On rec.music.industrial, for instance, this resulted in a unique quality of readership -- a great number of folks with rich musical and counterculture background were posting simultaneously and, as a result, people posting about the corporate dupes as (say) NIN or KMFDM were likely to be flamed in most rude (but appropriate) fashion, and majority would support such treatment. This radicalism stopped naturally when the generation of ``surfers'' supplanted the freaks and geeks of original Net.

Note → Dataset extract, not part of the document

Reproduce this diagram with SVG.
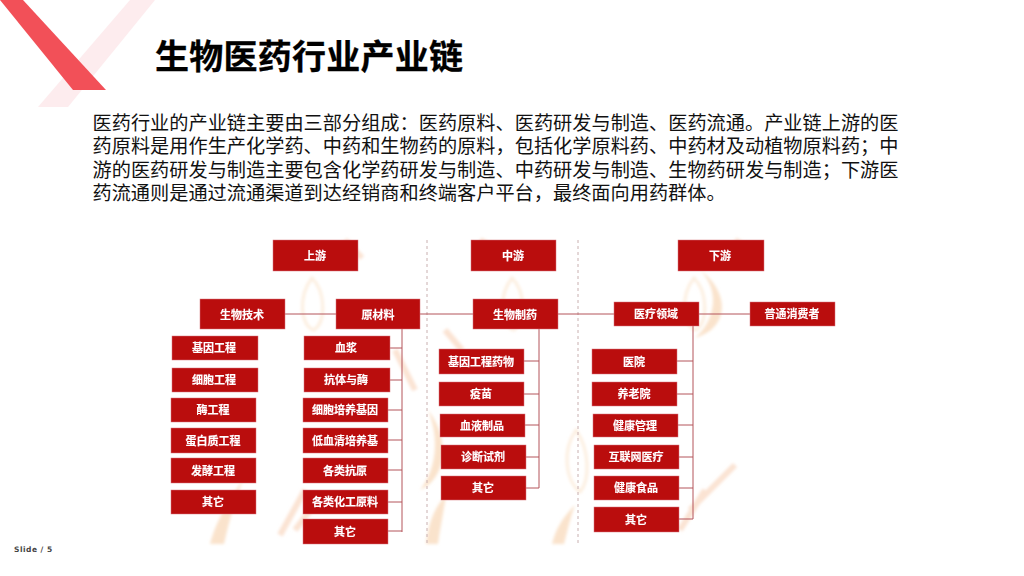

I regret deeply that I did not save more articles, so these archives are rather a slice of life on the Net than something complete. I saved articles sporadically when I was forgetting of evil asshole sysadmin mailing me personal letters for exceeding graduate students' pitiful disk quota (10 Mb) -- it's not the best-of collection.
I have archived some culture from both newsgroups. I was mostly interested in personal recollections and articles of the few posters who have had some personal idiosyncrasies concerning prog (the ``criticism'' most prog-heads apply to their idols is about as interesting as the Tolkien fans' babble about which Vala is strongest). Also, some of the best discussions were inexplicably lost in my files.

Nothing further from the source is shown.